= YOUR OBJECTIVE =
Write out the material exactly, leaving every picture behind.

=== SUPPLIED DATA ===

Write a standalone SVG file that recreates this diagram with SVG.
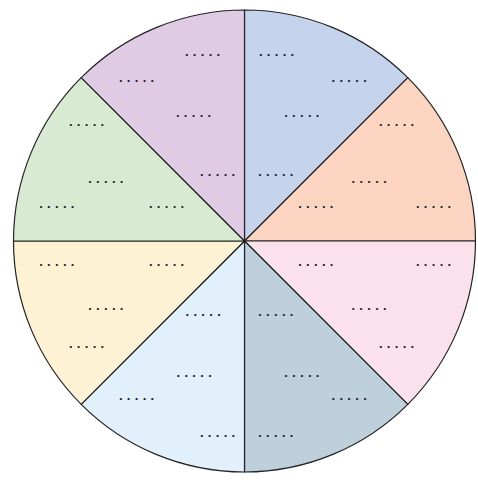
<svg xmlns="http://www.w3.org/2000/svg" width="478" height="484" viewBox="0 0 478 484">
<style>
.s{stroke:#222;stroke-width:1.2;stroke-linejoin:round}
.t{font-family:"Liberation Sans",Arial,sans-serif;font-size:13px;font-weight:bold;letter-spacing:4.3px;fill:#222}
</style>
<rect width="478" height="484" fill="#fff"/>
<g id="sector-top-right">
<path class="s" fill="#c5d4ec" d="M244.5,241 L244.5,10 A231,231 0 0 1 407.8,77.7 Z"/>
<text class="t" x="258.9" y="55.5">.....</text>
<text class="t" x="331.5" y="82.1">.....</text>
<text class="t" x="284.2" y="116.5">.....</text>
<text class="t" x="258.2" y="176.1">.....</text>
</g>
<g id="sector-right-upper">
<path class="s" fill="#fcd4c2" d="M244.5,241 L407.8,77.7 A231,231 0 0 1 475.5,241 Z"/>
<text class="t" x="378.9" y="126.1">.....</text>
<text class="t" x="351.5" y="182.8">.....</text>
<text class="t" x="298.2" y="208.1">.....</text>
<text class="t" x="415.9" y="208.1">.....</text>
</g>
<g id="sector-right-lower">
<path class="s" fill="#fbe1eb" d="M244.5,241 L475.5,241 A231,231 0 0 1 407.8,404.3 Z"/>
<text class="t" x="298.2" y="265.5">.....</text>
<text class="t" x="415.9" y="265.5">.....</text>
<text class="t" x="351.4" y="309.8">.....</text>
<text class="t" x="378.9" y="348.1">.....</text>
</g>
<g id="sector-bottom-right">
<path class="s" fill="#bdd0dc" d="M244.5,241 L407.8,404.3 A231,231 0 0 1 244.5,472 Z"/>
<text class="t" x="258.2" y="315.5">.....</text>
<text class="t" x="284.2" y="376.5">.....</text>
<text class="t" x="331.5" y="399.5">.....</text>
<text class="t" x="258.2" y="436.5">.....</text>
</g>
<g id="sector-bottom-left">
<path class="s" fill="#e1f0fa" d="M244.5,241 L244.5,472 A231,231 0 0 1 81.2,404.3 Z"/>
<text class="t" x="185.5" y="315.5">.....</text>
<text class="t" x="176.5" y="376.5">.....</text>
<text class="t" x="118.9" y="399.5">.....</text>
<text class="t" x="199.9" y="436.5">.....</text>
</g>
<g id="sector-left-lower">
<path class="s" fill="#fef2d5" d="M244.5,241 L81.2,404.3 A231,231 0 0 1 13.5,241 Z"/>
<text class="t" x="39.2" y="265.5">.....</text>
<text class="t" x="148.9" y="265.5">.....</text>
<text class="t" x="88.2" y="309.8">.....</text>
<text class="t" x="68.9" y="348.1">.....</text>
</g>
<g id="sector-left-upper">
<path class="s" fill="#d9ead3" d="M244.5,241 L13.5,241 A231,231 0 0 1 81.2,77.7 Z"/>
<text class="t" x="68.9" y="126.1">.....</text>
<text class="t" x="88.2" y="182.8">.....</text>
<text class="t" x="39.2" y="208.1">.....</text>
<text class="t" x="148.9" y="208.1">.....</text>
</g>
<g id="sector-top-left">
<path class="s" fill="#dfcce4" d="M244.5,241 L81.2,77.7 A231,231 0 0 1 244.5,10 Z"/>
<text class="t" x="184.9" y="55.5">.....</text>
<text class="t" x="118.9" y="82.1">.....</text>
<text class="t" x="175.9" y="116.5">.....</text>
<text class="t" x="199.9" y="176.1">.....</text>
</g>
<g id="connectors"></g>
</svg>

===

= THE OUTPUT =
Write a standalone SVG file that recreates this diagram with SVG.
<svg xmlns="http://www.w3.org/2000/svg" width="478" height="484" viewBox="0 0 478 484">
<style>
.s{stroke:#222;stroke-width:1.2;stroke-linejoin:round}
.t{font-family:"Liberation Sans",Arial,sans-serif;font-size:13px;font-weight:bold;letter-spacing:4.3px;fill:#222}
</style>
<rect width="478" height="484" fill="#fff"/>
<g id="sector-top-right">
<path class="s" fill="#c5d4ec" d="M244.5,241 L244.5,10 A231,231 0 0 1 407.8,77.7 Z"/>
<text class="t" x="258.9" y="55.5">.....</text>
<text class="t" x="331.5" y="82.1">.....</text>
<text class="t" x="284.2" y="116.5">.....</text>
<text class="t" x="258.2" y="176.1">.....</text>
</g>
<g id="sector-right-upper">
<path class="s" fill="#fcd4c2" d="M244.5,241 L407.8,77.7 A231,231 0 0 1 475.5,241 Z"/>
<text class="t" x="378.9" y="126.1">.....</text>
<text class="t" x="351.5" y="182.8">.....</text>
<text class="t" x="298.2" y="208.1">.....</text>
<text class="t" x="415.9" y="208.1">.....</text>
</g>
<g id="sector-right-lower">
<path class="s" fill="#fbe1eb" d="M244.5,241 L475.5,241 A231,231 0 0 1 407.8,404.3 Z"/>
<text class="t" x="298.2" y="265.5">.....</text>
<text class="t" x="415.9" y="265.5">.....</text>
<text class="t" x="351.4" y="309.8">.....</text>
<text class="t" x="378.9" y="348.1">.....</text>
</g>
<g id="sector-bottom-right">
<path class="s" fill="#bdd0dc" d="M244.5,241 L407.8,404.3 A231,231 0 0 1 244.5,472 Z"/>
<text class="t" x="258.2" y="315.5">.....</text>
<text class="t" x="284.2" y="376.5">.....</text>
<text class="t" x="331.5" y="399.5">.....</text>
<text class="t" x="258.2" y="436.5">.....</text>
</g>
<g id="sector-bottom-left">
<path class="s" fill="#e1f0fa" d="M244.5,241 L244.5,472 A231,231 0 0 1 81.2,404.3 Z"/>
<text class="t" x="185.5" y="315.5">.....</text>
<text class="t" x="176.5" y="376.5">.....</text>
<text class="t" x="118.9" y="399.5">.....</text>
<text class="t" x="199.9" y="436.5">.....</text>
</g>
<g id="sector-left-lower">
<path class="s" fill="#fef2d5" d="M244.5,241 L81.2,404.3 A231,231 0 0 1 13.5,241 Z"/>
<text class="t" x="39.2" y="265.5">.....</text>
<text class="t" x="148.9" y="265.5">.....</text>
<text class="t" x="88.2" y="309.8">.....</text>
<text class="t" x="68.9" y="348.1">.....</text>
</g>
<g id="sector-left-upper">
<path class="s" fill="#d9ead3" d="M244.5,241 L13.5,241 A231,231 0 0 1 81.2,77.7 Z"/>
<text class="t" x="68.9" y="126.1">.....</text>
<text class="t" x="88.2" y="182.8">.....</text>
<text class="t" x="39.2" y="208.1">.....</text>
<text class="t" x="148.9" y="208.1">.....</text>
</g>
<g id="sector-top-left">
<path class="s" fill="#dfcce4" d="M244.5,241 L81.2,77.7 A231,231 0 0 1 244.5,10 Z"/>
<text class="t" x="184.9" y="55.5">.....</text>
<text class="t" x="118.9" y="82.1">.....</text>
<text class="t" x="175.9" y="116.5">.....</text>
<text class="t" x="199.9" y="176.1">.....</text>
</g>
<g id="connectors"></g>
</svg>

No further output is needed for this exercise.